Но сперва Мюнцеру нужно было найти другую работу. А с этим не складывалось: нигде он не задерживался надолго. В марте 1522 года он писал Меланхтону, критикуя учение Лютера за излишнюю мягкость и ошибочность в некоторых пунктах. Лютеровская «забота о слабых»
[365] совсем ему не нравилась. С теми, кто не поспевает за шагом перемен, считал он, никакого компромисса быть не может. Глубоко возмущало его и то уважение и почтение, которое проявлял Лютер к Фридриху и другим князьям. На его взгляд, Лютер слишком уж сближался с властями.
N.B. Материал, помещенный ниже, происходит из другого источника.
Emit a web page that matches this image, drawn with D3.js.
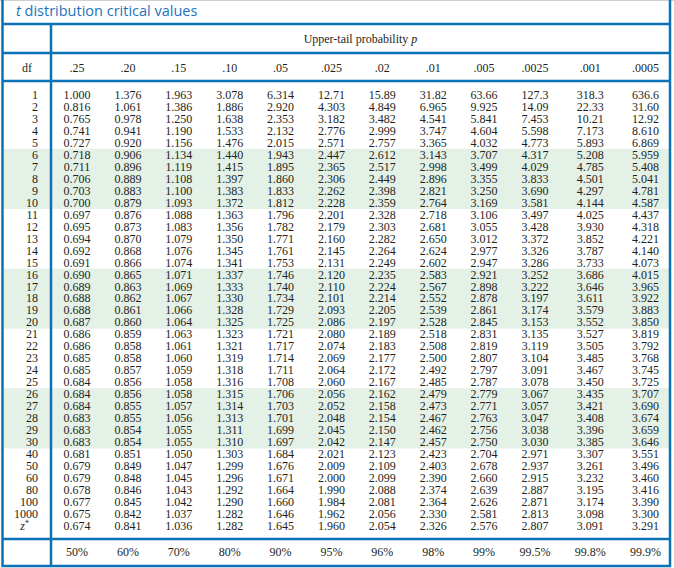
<!DOCTYPE html>
<html>
<head>
<meta charset="utf-8">
<script src="https://d3js.org/d3.v7.min.js"></script>
<style>
  body { margin: 0; background: #fff; }
  svg { display: block; }
  text.cell, text.cell tspan { font-family: "Liberation Serif", "DejaVu Serif", "Times New Roman", serif; font-size: 12px; fill: #231f20; }
  .title { font-family: "Open Sans", "Noto Sans", sans-serif; font-size: 14.5px; fill: #1c75bc; }
</style>
</head>
<body>
<svg id="table" width="674" height="568"></svg>
<script>
var dfLabels = ["1", "2", "3", "4", "5", "6", "7", "8", "9", "10",
  "11", "12", "13", "14", "15", "16", "17", "18", "19", "20",
  "21", "22", "23", "24", "25", "26", "27", "28", "29", "30",
  "40", "50", "60", "80", "100", "1000", "z*"];
var probLabels = [".25", ".20", ".15", ".10", ".05", ".025", ".02", ".01", ".005", ".0025", ".001", ".0005"];
var confLabels = ["50%", "60%", "70%", "80%", "90%", "95%", "96%", "98%", "99%", "99.5%", "99.8%", "99.9%"];

// one array per upper-tail probability, rows follow dfLabels
var p25 = [1.000, 0.816, 0.765, 0.741, 0.727, 0.718, 0.711, 0.706, 0.703, 0.700,
  0.697, 0.695, 0.694, 0.692, 0.691, 0.690, 0.689, 0.688, 0.688, 0.687,
  0.686, 0.686, 0.685, 0.685, 0.684, 0.684, 0.684, 0.683, 0.683, 0.683,
  0.681, 0.679, 0.679, 0.678, 0.677, 0.675, 0.674];
var p20 = [1.376, 1.061, 0.978, 0.941, 0.920, 0.906, 0.896, 0.889, 0.883, 0.879,
  0.876, 0.873, 0.870, 0.868, 0.866, 0.865, 0.863, 0.862, 0.861, 0.860,
  0.859, 0.858, 0.858, 0.857, 0.856, 0.856, 0.855, 0.855, 0.854, 0.854,
  0.851, 0.849, 0.848, 0.846, 0.845, 0.842, 0.841];
var p15 = [1.963, 1.386, 1.250, 1.190, 1.156, 1.134, 1.119, 1.108, 1.100, 1.093,
  1.088, 1.083, 1.079, 1.076, 1.074, 1.071, 1.069, 1.067, 1.066, 1.064,
  1.063, 1.061, 1.060, 1.059, 1.058, 1.058, 1.057, 1.056, 1.055, 1.055,
  1.050, 1.047, 1.045, 1.043, 1.042, 1.037, 1.036];
var p10 = [3.078, 1.886, 1.638, 1.533, 1.476, 1.440, 1.415, 1.397, 1.383, 1.372,
  1.363, 1.356, 1.350, 1.345, 1.341, 1.337, 1.333, 1.330, 1.328, 1.325,
  1.323, 1.321, 1.319, 1.318, 1.316, 1.315, 1.314, 1.313, 1.311, 1.310,
  1.303, 1.299, 1.296, 1.292, 1.290, 1.282, 1.282];
var p05 = [6.314, 2.920, 2.353, 2.132, 2.015, 1.943, 1.895, 1.860, 1.833, 1.812,
  1.796, 1.782, 1.771, 1.761, 1.753, 1.746, 1.740, 1.734, 1.729, 1.725,
  1.721, 1.717, 1.714, 1.711, 1.708, 1.706, 1.703, 1.701, 1.699, 1.697,
  1.684, 1.676, 1.671, 1.664, 1.660, 1.646, 1.645];
var p025 = [12.71, 4.303, 3.182, 2.776, 2.571, 2.447, 2.365, 2.306, 2.262, 2.228,
  2.201, 2.179, 2.160, 2.145, 2.131, 2.120, 2.110, 2.101, 2.093, 2.086,
  2.080, 2.074, 2.069, 2.064, 2.060, 2.056, 2.052, 2.048, 2.045, 2.042,
  2.021, 2.009, 2.000, 1.990, 1.984, 1.962, 1.960];
var p02 = [15.89, 4.849, 3.482, 2.999, 2.757, 2.612, 2.517, 2.449, 2.398, 2.359,
  2.328, 2.303, 2.282, 2.264, 2.249, 2.235, 2.224, 2.214, 2.205, 2.197,
  2.189, 2.183, 2.177, 2.172, 2.167, 2.162, 2.158, 2.154, 2.150, 2.147,
  2.123, 2.109, 2.099, 2.088, 2.081, 2.056, 2.054];
var p01 = [31.82, 6.965, 4.541, 3.747, 3.365, 3.143, 2.998, 2.896, 2.821, 2.764,
  2.718, 2.681, 2.650, 2.624, 2.602, 2.583, 2.567, 2.552, 2.539, 2.528,
  2.518, 2.508, 2.500, 2.492, 2.485, 2.479, 2.473, 2.467, 2.462, 2.457,
  2.423, 2.403, 2.390, 2.374, 2.364, 2.330, 2.326];
var p005 = [63.66, 9.925, 5.841, 4.604, 4.032, 3.707, 3.499, 3.355, 3.250, 3.169,
  3.106, 3.055, 3.012, 2.977, 2.947, 2.921, 2.898, 2.878, 2.861, 2.845,
  2.831, 2.819, 2.807, 2.797, 2.787, 2.779, 2.771, 2.763, 2.756, 2.750,
  2.704, 2.678, 2.660, 2.639, 2.626, 2.581, 2.576];
var p0025 = [127.3, 14.09, 7.453, 5.598, 4.773, 4.317, 4.029, 3.833, 3.690, 3.581,
  3.497, 3.428, 3.372, 3.326, 3.286, 3.252, 3.222, 3.197, 3.174, 3.153,
  3.135, 3.119, 3.104, 3.091, 3.078, 3.067, 3.057, 3.047, 3.038, 3.030,
  2.971, 2.937, 2.915, 2.887, 2.871, 2.813, 2.807];
var p001 = [318.3, 22.33, 10.21, 7.173, 5.893, 5.208, 4.785, 4.501, 4.297, 4.144,
  4.025, 3.930, 3.852, 3.787, 3.733, 3.686, 3.646, 3.611, 3.579, 3.552,
  3.527, 3.505, 3.485, 3.467, 3.450, 3.435, 3.421, 3.408, 3.396, 3.385,
  3.307, 3.261, 3.232, 3.195, 3.174, 3.098, 3.091];
var p0005 = [636.6, 31.60, 12.92, 8.610, 6.869, 5.959, 5.408, 5.041, 4.781, 4.587,
  4.437, 4.318, 4.221, 4.140, 4.073, 4.015, 3.965, 3.922, 3.883, 3.850,
  3.819, 3.792, 3.768, 3.745, 3.725, 3.707, 3.690, 3.674, 3.659, 3.646,
  3.551, 3.496, 3.460, 3.416, 3.390, 3.300, 3.291];

(function TTable() {
  /* global d3 */
  var svg = d3.select("#table"),
    blue = "#0b72b6",
    serif = "'Liberation Serif', 'DejaVu Serif', 'Times New Roman', serif",
    left = 2.5, right = 670, top = 24, bottom = 566,
    colDivider = 51,
    headLine = 53, dfLine = 81, footLine = 539,
    rowTop = 89, rowStep = 11.97;

  var columns = [p25, p20, p15, p10, p05, p025, p02, p01, p005, p0025, p001, p0005];

  // column centres drift a little wider on the right, so a piecewise scale
  var x = d3.scaleLinear()
    .domain([0, 9, 11])
    .range([77, 535, 645.5]);

  var y = d3.scaleBand()
    .domain(dfLabels)
    .range([rowTop, rowTop + rowStep * dfLabels.length]);

  function fmt(v) {
    return v < 1 ? v.toFixed(3) : v.toPrecision(4);
  }

  function cell(sel) {
    sel.attr("class", "cell")
      .attr("font-family", serif)
      .attr("font-size", 12)
      .attr("fill", "#231f20");
  }

  // shaded bands: df 6-10, 16-20, 26-30
  svg.append("g")
    .selectAll("rect")
    .data(dfLabels.filter(function (d, i) { return i < 30 && Math.floor(i / 5) % 2 === 1; }))
    .enter().append("rect")
      .attr("x", left + 1)
      .attr("y", function (d) { return y(d); })
      .attr("width", right - left - 2)
      .attr("height", y.bandwidth() + 0.3)
      .attr("fill", "#e4f1e7");

  svg.append("line")
    .attr("x1", 0).attr("x2", 674)
    .attr("y1", 0.5).attr("y2", 0.5)
    .attr("stroke", "#cfcfcf");

  svg.append("text")
    .attr("class", "title")
    .attr("x", 16)
    .attr("y", 16)
    .call(function (t) {
      t.append("tspan").attr("font-style", "italic").text("t");
      t.append("tspan").text(" distribution critical values");
    });

  // rules
  var rules = svg.append("g")
    .attr("stroke", blue)
    .attr("stroke-width", 2.5)
    .attr("fill", "none");
  rules.append("path")
    .attr("d", d3.line()([[left, 0], [left, bottom], [right, bottom], [right, 0]]));
  [top, headLine, dfLine, footLine].forEach(function (yy) {
    rules.append("path").attr("d", d3.line()([[left, yy], [right, yy]]));
  });
  rules.append("path")
    .attr("d", d3.line()([[colDivider, top], [colDivider, bottom]]));

  svg.append("text")
    .call(cell)
    .attr("x", (colDivider + right) / 2)
    .attr("y", 43)
    .attr("text-anchor", "middle")
    .attr("font-size", 11)
    .style("font-size", "11px")
    .call(function (t) {
      t.append("tspan").text("Upper-tail probability ");
      t.append("tspan").attr("font-style", "italic").text("p");
    });

  svg.append("text")
    .call(cell)
    .attr("x", 27)
    .attr("y", 71.5)
    .attr("text-anchor", "middle")
    .text("df");

  svg.append("g")
    .selectAll("text")
    .data(probLabels)
    .enter().append("text")
      .call(cell)
      .attr("x", function (d, i) { return x(i); })
      .attr("y", 71.5)
      .attr("text-anchor", "middle")
      .text(function (d) { return d; });

  // df labels
  var dfText = svg.append("g")
    .selectAll("text")
    .data(dfLabels)
    .enter().append("text")
      .call(cell)
      .attr("x", function (d) { return d === "z*" ? 29 : 38; })
      .attr("y", function (d) { return y(d) + y.bandwidth() / 2 + 4; })
      .attr("text-anchor", "end");
  dfText.filter(function (d) { return d !== "z*"; })
    .text(function (d) { return d; });
  dfText.filter(function (d) { return d === "z*"; })
    .call(function (t) {
      t.append("tspan").attr("font-style", "italic").text("z");
      t.append("tspan").attr("dy", -4).style("font-size", "8px").text("*");
    });

  // table body
  var cols = svg.append("g")
    .selectAll("g")
    .data(columns)
    .enter().append("g")
      .attr("transform", function (d, i) { return "translate(" + x(i) + ",0)"; });

  cols.selectAll("text")
    .data(function (d) { return d; })
    .enter().append("text")
      .call(cell)
      .attr("y", function (d, i) { return y(dfLabels[i]) + y.bandwidth() / 2 + 4; })
      .attr("text-anchor", "middle")
      .text(fmt);

  svg.append("g")
    .selectAll("text")
    .data(confLabels)
    .enter().append("text")
      .call(cell)
      .attr("x", function (d, i) { return x(i); })
      .attr("y", 556)
      .attr("text-anchor", "middle")
      .text(function (d) { return d; });
})();
</script>
</body>
</html>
Между тем Бог дал Своему народу всю власть как на небе, так и на земле – и народ Божий возьмет ее, если понадобится, силой! Что же до Лютера – он считал Мюнцера просто умалишенным.
На протяжении 1522 года Мюнцер отчаянно искал себе постоянное место священника. Наконец, в апреле 1523 года, ему повезло: сами небеса послали синекуру в Альштедте, деревне к северу от Эрфурта. Здесь он скоро сколотил себе новую группу учеников и принялся, фигурально выражаясь, строить звездолет, который унесет их всех в дивный новый мир. Альштедт находился в Тюрингии, на территории герцога Иоганна, брата Фридриха, так что с самого появления Мюнцера за ним присматривал Спалатин, – однако выгонять его пока вроде бы причин не было. Мюнцер быстро женился на бывшей монахине Оттилии фон Герсен, а затем начал убеждать прихожан, что они и есть избранный народ Божий. А какой из этого самый естественный вывод? Разумеется, взяться за оружие и стереть с лица земли всех, кто не с ними, – и не мешкая. Проповеди Мюнцера, уверенные и красноречивые, привлекали все больше слушателей: на последней его «проповеди» присутствовало две тысячи человек.